Leave on counter near the fruit basket that is teaming with fruit flies. You’ll be amazed at how many fruit flies you DON’T have the next day.

  1. Comment by johanna — 27 September 2007 @ 17:04 EDT

    brilliant… thanks for going through so much effort! i could have lent you the wide-mouthed funnel – i bought one for making jam, but rarely use it, instead I pour it into a measuring cup with a pout and into the jars from there… we all get by, don’t we!
    i always get annoyed when i buy stone fruit and it says “for home ripening”… stone fruit just does not ripen off the tree it might get mushier over time, but it doesn’t ripen! good to know there’s things you can do with unripe fruit, the recipe is bookmarked.
    Thanks for the fruit fly trap – i’ve been thinking of doing the next event on “really useful tips” like this one, or how to remove pumpkin seed oil (worst stains ever!) from clothes etc… now you’ve started it, i see there’s not only demand, but certainly great potential to tap into!!
    thanks for your contribution to WTSIM, i am sure the chutney will be perfect – and if the jars are too big, just invite me over and we’ll enjoy it together ;-)

  2. Comment by ejm — 28 September 2007 @ 09:16 EDT

    Thank you, Johanna, glad to have done it. And we didn’t really go to all that much effort (it just makes for a more thrilling account) And you’re right, we all just make do. We didn’t even bother pouring the chutney into anything with a spout and just poured directly from the pot! (We like to live dangerously :lalala: )
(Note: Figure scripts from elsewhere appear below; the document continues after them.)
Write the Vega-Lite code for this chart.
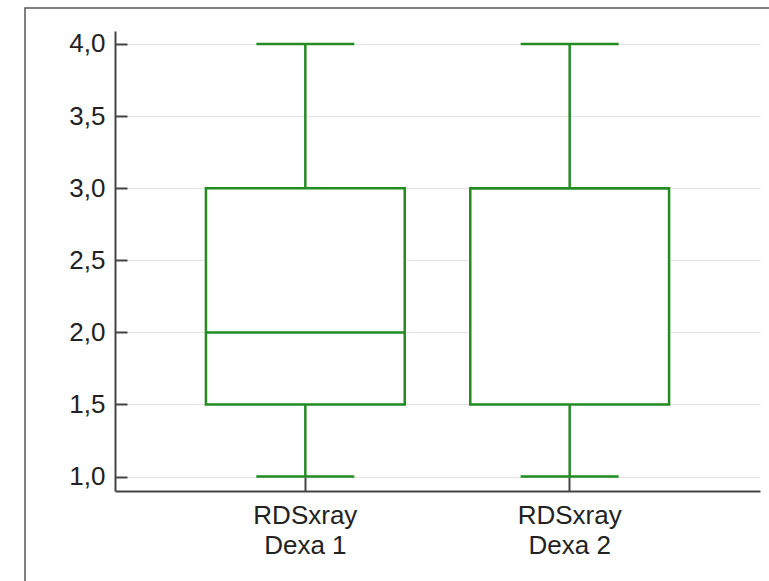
{
  "$schema": "https://vega.github.io/schema/vega-lite/v6.json",
  "autosize": "none",
  "padding": {"left": 25, "top": 8, "right": 0, "bottom": 0},
  "width": 760,
  "height": 600,
  "background": "white",
  "config": {
    "view": {"stroke": "#555555", "strokeWidth": 1.5},
    "font": "Liberation Sans"
  },
  "data": {
    "values": [
      {"group": "RDSxray Dexa 1", "min": 1, "q1": 1.5, "median": 2, "q3": 3, "max": 4},
      {"group": "RDSxray Dexa 2", "min": 1, "q1": 1.5, "median": 3, "q3": 3, "max": 4}
    ]
  },
  "encoding": {
    "x": {
      "field": "group",
      "type": "nominal",
      "sort": null,
      "scale": {"range": [90, 735], "paddingInner": 0, "paddingOuter": 0.22},
      "axis": {
        "title": null,
        "orient": "bottom",
        "offset": -117,
        "labelAngle": 0,
        "labelExpr": "['RDSxray', replace(datum.label, 'RDSxray ', '')]",
        "labelFont": "Liberation Sans",
        "labelFontSize": 26,
        "labelLineHeight": 30,
        "labelColor": "#222222",
        "labelPadding": 25,
        "labelBaseline": "top",
        "domainColor": "#444444",
        "domainWidth": 2,
        "tickColor": "#444444",
        "tickWidth": 2,
        "tickSize": -14,
        "grid": false
      }
    }
  },
  "layer": [
    {
      "mark": {"type": "rule", "color": "#228b22", "strokeWidth": 2.5},
      "encoding": {
        "y": {
          "field": "min",
          "type": "quantitative",
          "scale": {"domain": [0.9, 4.09], "range": [483, 23], "nice": false, "zero": false},
          "axis": {
            "title": null,
            "orient": "left",
            "offset": -90,
            "values": [1, 1.5, 2, 2.5, 3, 3.5, 4],
            "labelExpr": "replace(format(datum.value, '.1f'), '.', ',')",
            "labelFont": "Liberation Sans",
            "labelFontSize": 26,
            "labelColor": "#222222",
            "labelPadding": 22,
            "domainColor": "#444444",
            "domainWidth": 2,
            "tickColor": "#444444",
            "tickWidth": 2,
            "tickSize": -12,
            "grid": true,
            "gridColor": "#e2e2e2",
            "gridWidth": 1
          }
        },
        "y2": {"field": "q1"}
      }
    },
    {
      "mark": {"type": "rule", "color": "#228b22", "strokeWidth": 2.5},
      "encoding": {
        "y": {"field": "q3", "type": "quantitative"},
        "y2": {"field": "max"}
      }
    },
    {
      "mark": {"type": "bar", "fill": "white", "stroke": "#228b22", "strokeWidth": 2.5, "width": {"band": 0.752}},
      "encoding": {
        "y": {"field": "q1", "type": "quantitative"},
        "y2": {"field": "q3"}
      }
    },
    {
      "mark": {"type": "tick", "color": "#228b22", "opacity": 1, "thickness": 2.5, "size": 199},
      "encoding": {
        "y": {"field": "median", "type": "quantitative"}
      }
    },
    {
      "mark": {"type": "tick", "color": "#228b22", "opacity": 1, "thickness": 2.5, "size": 98},
      "encoding": {
        "y": {"field": "min", "type": "quantitative"}
      }
    },
    {
      "mark": {"type": "tick", "color": "#228b22", "opacity": 1, "thickness": 2.5, "size": 98},
      "encoding": {
        "y": {"field": "max", "type": "quantitative"}
      }
    }
  ]
}
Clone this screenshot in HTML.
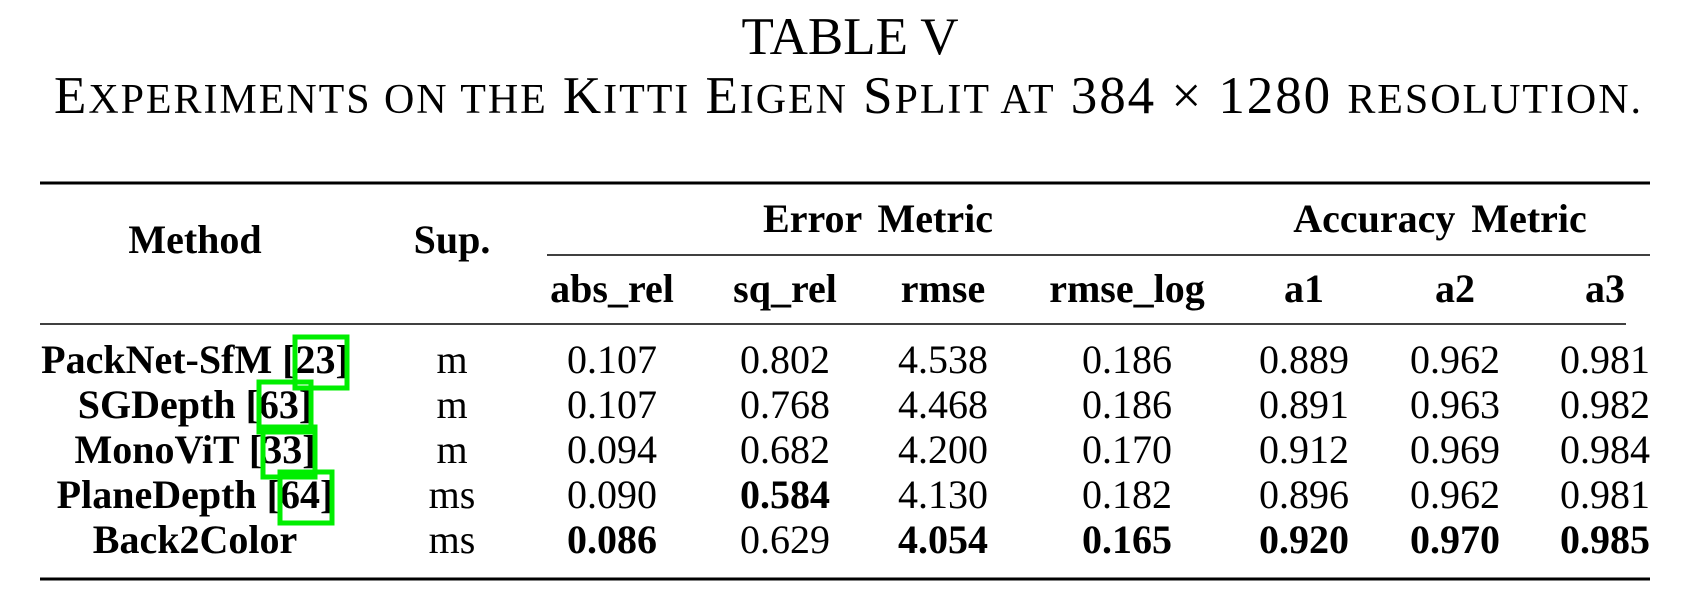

    I’ve never seen the label “for home ripening”. At least your shop keepers are honest and admit that the fruit they are selling isn’t even close to being ready!

    I wonder if shampoo might take out pumpkin seed oil stains – I just used pumpkin seed oil in some bread and I can imagine that it would stain really badly. Remarkably, I didn’t spill any! But if someone could come up with a way to get saffron and turmeric stains out, I’d be out of my mind with joy. I have several serviettes that are marred with brilliant yellow blotches.

  3. Comment by Tea — 1 October 2007 @ 16:51 EDT

    What an adventure! (if it makes you feel any better, I don’t have most of those things either–just tongs, jars, lids, and a big pot). Congrats on your canning success! I’m tickled to be one of those people who finally pushed you over the edge. :-) I hope you have a great time enjoying your peaches while it snows outside this winter!

  4. Comment by Zlamushka — 2 October 2007 @ 09:14 EDT

    Hi there, I just came here through Waiter, there is … round-up. Great entry, chutneys I love. I love giving them as presents, too. Talking gifts, I myself am hosting an event that is dedicated to giving food as a present. I would love you to have a look and maybe you could come up with something?

    Event announcement: A Spoonful of Christmas

  5. Comment by ejm — 2 October 2007 @ 10:59 EDT

    I suspect that many people do not have all those things, Tea. I’m almost positive that my mom doesn’t have a jar lifter – at least she didn’t when I was growing up. I’ve seen them in kitchen stores and before this canning adventure wondered what on earth they were for!

    Thank you, Zlamushka. We love chutneys too – any sort of hot food. I’m guessing from your blog name that you would be very interested in trying some of the spicy foods we make. T’s jerk sauce is phenomenally good and I think you have to try the Indian chili paste that goes on eggs. It might be just the sort of thing that would qualify for your wonderful “Spoonful of Christmas” idea. I hope I’ll be able to participate! (1 November is a tiny bit early for me as I am not nearly organized enough to have even begun to think of Christmas until at least the middle of November!)